Look at everything through a pin-hole camera and suddenly things will make sense. Colours will merge into one another, sound will dim out.
I was talking to ma yesterday, on the phone and something I said made her cry. She felt I was misunderstanding her. She said she is not as strong as she was, once.
Who all have done things, which have weakened her? Who all have betrayed her trust, shattered her dreams?
I usually go on long walks with her a few times a week, there has been a dryness between us for the last few years. Once, I feared she would never relate to me again - when I had run away, and then come back sat across her on the sofa. But she did, giving me bits of love again - filtered through her shattered heart. All of wondered why her health has detoirated. I always blamed my father. Never gave her time, never understood her, other things always being more important. But I feel all of us - who broke her heart, are equally responsible.
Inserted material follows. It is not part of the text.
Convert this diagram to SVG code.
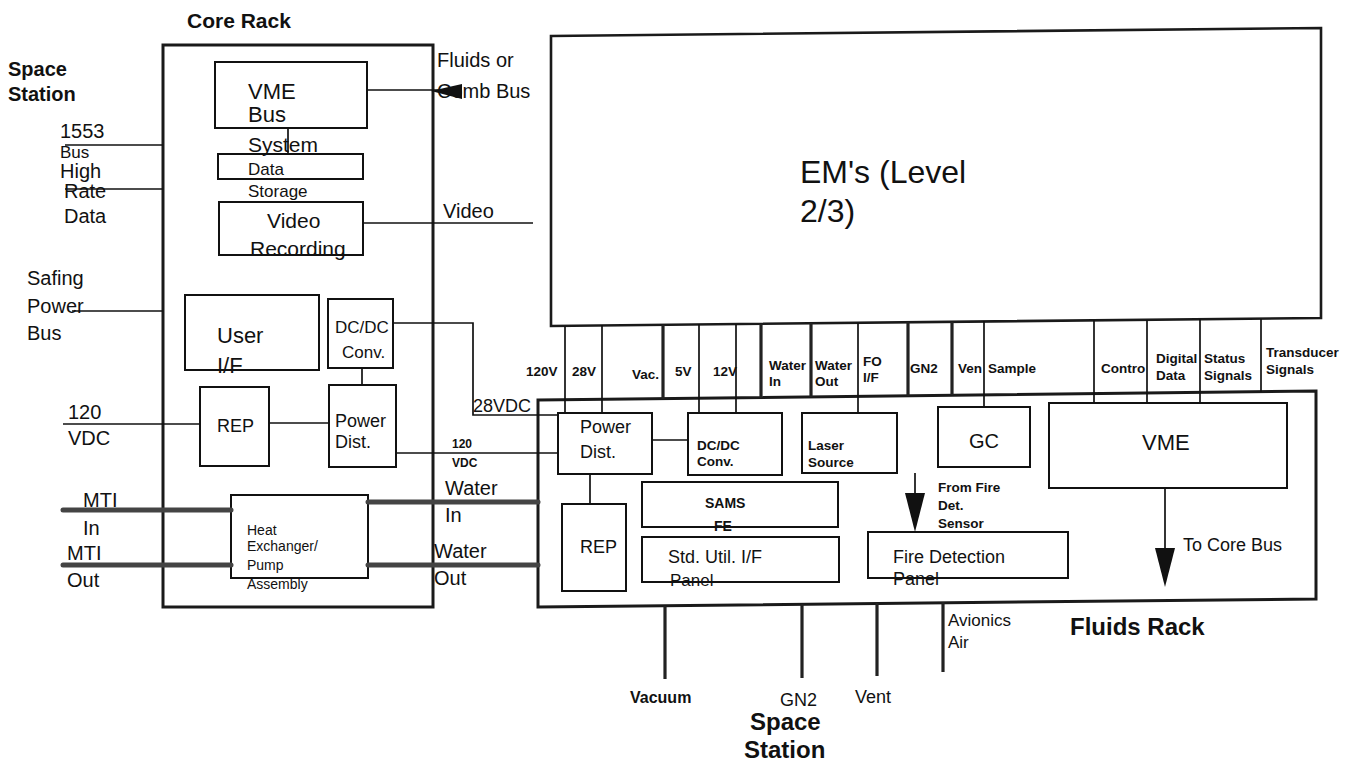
<svg xmlns="http://www.w3.org/2000/svg" width="1349" height="767" viewBox="0 0 1349 767">
<style>
text{font-family:"Liberation Sans",Arial,Helvetica,sans-serif;fill:#111}
.b{font-weight:bold}
.box{fill:none;stroke:#111;stroke-width:2}
.rack{fill:none;stroke:#1a1a1a;stroke-width:3}
.ln{fill:none;stroke:#111;stroke-width:1.7}
.thk{fill:none;stroke:#222;stroke-width:3.2}
.pipe{fill:none;stroke:#444;stroke-width:5;stroke-linecap:round}
.ah{fill:#111;stroke:none}
.f13{font-size:13.5px}.f14{font-size:14px}.f17{font-size:17px}.f18{font-size:18px}.f20{font-size:20px}.f21{font-size:21px}.f22{font-size:22px}
</style>
<rect x="0" y="0" width="1349" height="767" fill="#fff"/>

<g id="labels-outer">
<text class="b f21" x="187" y="28">Core Rack</text>
<text class="b f20" x="8" y="76">Space</text>
<text class="b f20" x="8" y="101">Station</text>
<text class="f20" x="60" y="138">1553</text>
<text class="f17" x="60" y="158">Bus</text>
<text class="f20" x="60" y="178">High</text>
<text class="f20" x="64" y="198">Rate</text>
<text class="f20" x="64" y="223">Data</text>
<text class="f20" x="27" y="285">Safing</text>
<text class="f20" x="27" y="313">Power</text>
<text class="f20" x="27" y="340">Bus</text>
<text class="f20" x="68" y="419">120</text>
<text class="f20" x="68" y="445">VDC</text>
<text class="f20" x="83" y="507">MTI</text>
<text class="f20" x="83" y="535">In</text>
<text class="f20" x="67" y="560">MTI</text>
<text class="f20" x="67" y="587">Out</text>
<text class="f20" x="437" y="67">Fluids or</text>
<text class="f20" x="437" y="98">Comb Bus</text>
<text class="f20" x="443" y="218">Video</text>
<text class="f18" x="473" y="412">28VDC</text>
<text class="b" font-size="12" x="452" y="448">120</text>
<text class="b" font-size="12" x="452" y="467">VDC</text>
<text class="f20" x="445" y="495">Water</text>
<text class="f20" x="445" y="522">In</text>
<text class="f20" x="434" y="558">Water</text>
<text class="f20" x="434" y="585">Out</text>
<text class="b f13" x="526" y="376">120V</text>
<text class="b f13" x="572" y="376">28V</text>
<text class="b f13" x="632" y="379">Vac.</text>
<text class="b f13" x="675" y="376">5V</text>
<text class="b f13" x="713" y="376">12V</text>
<text class="b f13" x="769" y="370">Water</text>
<text class="b f13" x="769" y="386">In</text>
<text class="b f13" x="815" y="370">Water</text>
<text class="b f13" x="815" y="386">Out</text>
<text class="b f13" x="863" y="366">FO</text>
<text class="b f13" x="863" y="382">I/F</text>
<text class="b f13" x="910" y="373">GN2</text>
<text class="b f13" x="958" y="373">Ven</text>
<text class="b f13" x="988" y="373">Sample</text>
<text class="b f13" x="1101" y="373">Contro</text>
<text class="b f13" x="1156" y="363">Digital</text>
<text class="b f13" x="1156" y="380">Data</text>
<text class="b f13" x="1204" y="363">Status</text>
<text class="b f13" x="1204" y="380">Signals</text>
<text class="b f13" x="1266" y="357">Transducer</text>
<text class="b f13" x="1266" y="374">Signals</text>
<text class="b f13" x="938" y="492">From Fire</text>
<text class="b f13" x="938" y="510">Det.</text>
<text class="b f13" x="938" y="528">Sensor</text>
<text class="f18" x="1183" y="551">To Core Bus</text>
<text class="f17" x="948" y="626">Avionics</text>
<text class="f17" x="948" y="648">Air</text>
<text class="b" font-size="24" x="1070" y="635">Fluids Rack</text>
<text class="b" font-size="16" x="630" y="703">Vacuum</text>
<text class="f18" x="780" y="706">GN2</text>
<text class="f18" x="855" y="703">Vent</text>
<text class="b" font-size="24" x="750" y="730">Space</text>
<text class="b" font-size="24" x="744" y="758">Station</text>
</g>

<g id="core-rack"><rect class="rack" x="163" y="45" width="270" height="562"/></g>
<g id="fluids-rack"><polygon class="rack" points="538,400 1316,391 1316,599 538,607"/></g>
<g id="ems"><polygon class="rack" style="stroke-width:2.6" points="551,36 1321,28 1321,318 551,326"/>
<text font-size="32" x="800" y="183">EM's (Level</text>
<text font-size="32" x="800" y="222">2/3)</text></g>

<g id="vme-bus"><rect class="box" x="215" y="62" width="152" height="66"/>
<text class="f22" x="248" y="99">VME</text><text class="f22" x="248" y="122">Bus</text></g>
<g id="system-data-storage"><rect class="box" x="218" y="154" width="145" height="25"/>
<text class="f21" x="248" y="152">System</text>
<text class="f17" x="248" y="175">Data</text><text class="f17" x="248" y="197">Storage</text></g>
<g id="video-recording"><rect class="box" x="219" y="202" width="144" height="53"/>
<text class="f21" x="267" y="228">Video</text><text class="f21" x="250" y="256">Recording</text></g>
<g id="user-if"><rect class="box" x="185" y="295" width="134" height="75"/>
<text class="f22" x="217" y="343">User</text><text class="f22" x="217" y="373">I/F</text></g>
<g id="core-dcdc"><rect class="box" x="328" y="299" width="65" height="69"/>
<text class="f17" x="335" y="333">DC/DC</text><text class="f17" x="342" y="358">Conv.</text></g>
<g id="core-power-dist"><rect class="box" x="329" y="385" width="67" height="82"/>
<text class="f18" x="335" y="427">Power</text><text class="f18" x="335" y="448">Dist.</text></g>
<g id="core-rep"><rect class="box" x="200" y="387" width="69" height="79"/>
<text class="f18" x="217" y="432">REP</text></g>
<g id="heat-exchanger"><rect class="box" x="231" y="495" width="137" height="83"/>
<text class="f14" x="247" y="535">Heat</text><text class="f14" x="247" y="551">Exchanger/</text>
<text class="f14" x="247" y="570">Pump</text><text class="f14" x="247" y="589">Assembly</text></g>

<g id="fluids-power-dist"><rect class="box" x="558" y="413" width="94" height="61"/>
<text class="f18" x="580" y="433">Power</text><text class="f18" x="580" y="458">Dist.</text></g>
<g id="fluids-dcdc"><rect class="box" x="688" y="413" width="94" height="62"/>
<text class="b f13" x="697" y="450">DC/DC</text><text class="b f13" x="697" y="466">Conv.</text></g>
<g id="laser-source"><rect class="box" x="802" y="413" width="95" height="60"/>
<text class="b f13" x="808" y="450">Laser</text><text class="b f13" x="808" y="467">Source</text></g>
<g id="gc"><rect class="box" x="938" y="407" width="92" height="60"/>
<text class="f20" x="969" y="448">GC</text></g>
<g id="fluids-vme"><rect class="box" x="1049" y="403" width="238" height="85"/>
<text class="f22" x="1142" y="450">VME</text></g>
<g id="fluids-rep"><rect class="box" x="562" y="504" width="64" height="87"/>
<text class="f18" x="580" y="553">REP</text></g>
<g id="sams-fe"><rect class="box" x="642" y="482" width="196" height="45"/>
<text class="b f14" x="705" y="508">SAMS</text><text class="b f14" x="714" y="531">FE</text></g>
<g id="std-util"><rect class="box" x="642" y="537" width="197" height="45"/>
<text class="f18" x="668" y="563">Std. Util. I/F</text><text class="f17" x="670" y="586">Panel</text></g>
<g id="fire-detection"><rect class="box" x="868" y="532" width="200" height="46"/>
<text class="f18" x="893" y="563">Fire Detection</text><text class="f18" x="893" y="585">Panel</text></g>

<g id="connectors">
<line class="ln" x1="65" y1="145" x2="163" y2="145"/>
<line class="ln" x1="65" y1="189" x2="163" y2="189"/>
<line class="ln" x1="72" y1="311" x2="163" y2="311"/>
<line class="ln" x1="63" y1="424" x2="200" y2="424"/>
<line class="ln" x1="269" y1="423" x2="329" y2="423"/>
<line class="ln" x1="362" y1="368" x2="362" y2="385"/>
<line class="ln" x1="288" y1="128" x2="288" y2="154"/>
<line class="ln" x1="367" y1="90" x2="462" y2="90"/>
<polygon class="ah" points="431,91 462,84 462,99"/>
<line class="ln" x1="363" y1="223" x2="533" y2="223"/>
<polyline class="ln" points="393,323 473,323 473,415 558,415"/>
<line class="ln" x1="396" y1="453" x2="558" y2="453"/>
<line class="pipe" x1="63" y1="510" x2="231" y2="510"/>
<line class="pipe" x1="63" y1="565" x2="231" y2="565"/>
<line class="pipe" x1="368" y1="502" x2="538" y2="502"/>
<line class="pipe" x1="368" y1="565" x2="538" y2="565"/>
<line class="ln" x1="565" y1="326" x2="565" y2="413"/>
<line class="ln" x1="602" y1="325" x2="602" y2="413"/>
<line class="thk" x1="663" y1="325" x2="663" y2="399"/>
<line class="ln" x1="699" y1="324" x2="699" y2="413"/>
<line class="ln" x1="736" y1="324" x2="736" y2="413"/>
<line class="thk" x1="761" y1="324" x2="761" y2="398"/>
<line class="thk" x1="811" y1="323" x2="811" y2="397"/>
<line class="ln" x1="858" y1="323" x2="858" y2="413"/>
<line class="thk" x1="908" y1="322" x2="908" y2="396"/>
<line class="thk" x1="952" y1="322" x2="952" y2="395"/>
<line class="ln" x1="984" y1="321" x2="984" y2="407"/>
<line class="ln" x1="1094" y1="320" x2="1094" y2="403"/>
<line class="ln" x1="1147" y1="320" x2="1147" y2="403"/>
<line class="ln" x1="1200" y1="319" x2="1200" y2="403"/>
<line class="ln" x1="1261" y1="319" x2="1261" y2="392"/>
<line class="ln" x1="652" y1="440" x2="688" y2="440"/>
<line class="ln" x1="590" y1="474" x2="590" y2="504"/>
<line class="ln" x1="915" y1="473" x2="915" y2="500"/>
<polygon class="ah" points="915,532 905,493 925,493"/>
<line class="ln" x1="1165" y1="488" x2="1165" y2="555"/>
<polygon class="ah" points="1165,587 1155,548 1175,548"/>
<line class="thk" x1="665" y1="606" x2="665" y2="679"/>
<line class="thk" x1="802" y1="604" x2="802" y2="678"/>
<line class="thk" x1="877" y1="603" x2="877" y2="676"/>
<line class="thk" x1="943" y1="602" x2="943" y2="672"/>
</g>
</svg>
What does one do with remorse?
Allow it to make you soft and dejected, blunt, directionless? Allow it to dull the electricity of your eyes?
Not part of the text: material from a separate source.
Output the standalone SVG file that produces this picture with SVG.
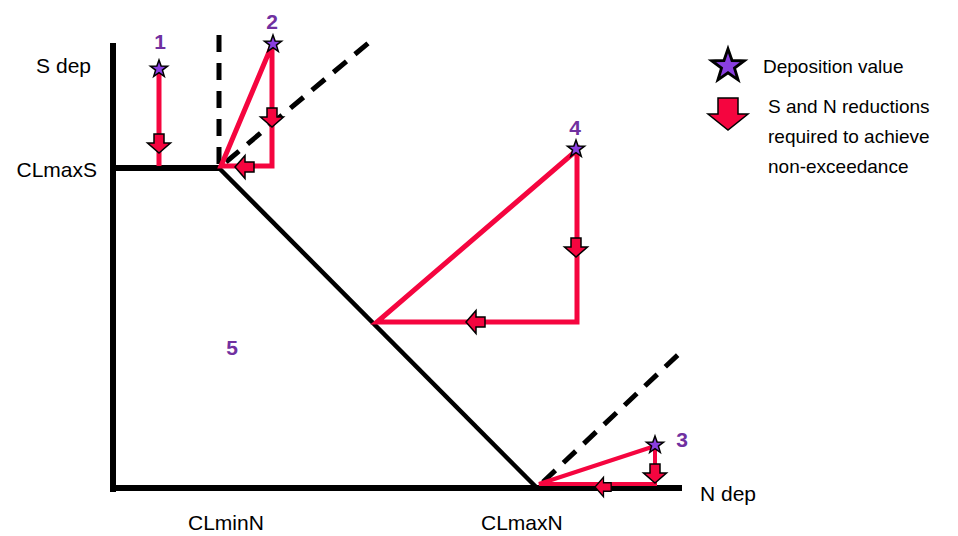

Remorse seems to inspire a feeling of completeness, lets you accet yourself more completely.
Today morning I dreamt tht Manju and I had finally gone to Meerut, our home-town in UttarPradesh.
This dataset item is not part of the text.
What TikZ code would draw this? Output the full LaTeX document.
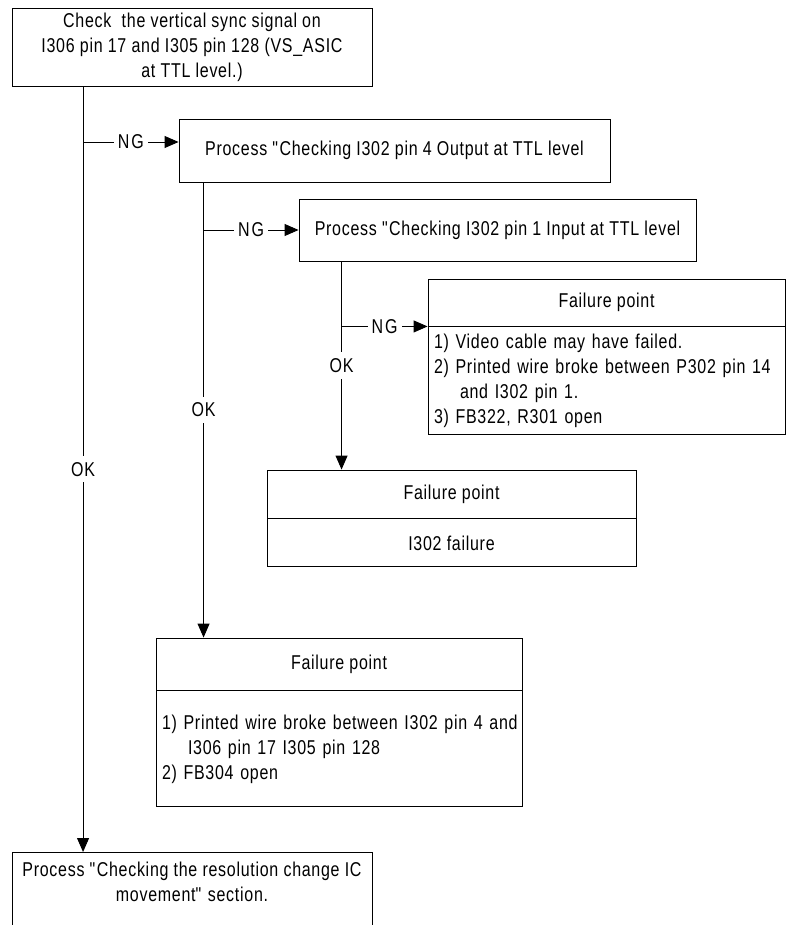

My maternal uncles stay there. They have called us so many times, when their daughters married... and now they don't call us anymore.
We were sitting in their house and they weren't very excited that we were there. Thing seemed to be very much past-the-moment. I do believe, somethings need to be dne on time - bonding, befriending. We were sitting in their house and everything was dry, slow, strange. Not warm.
What in me renders relationships dry within 2-3 years? There must be somthing. That will be another interrogation.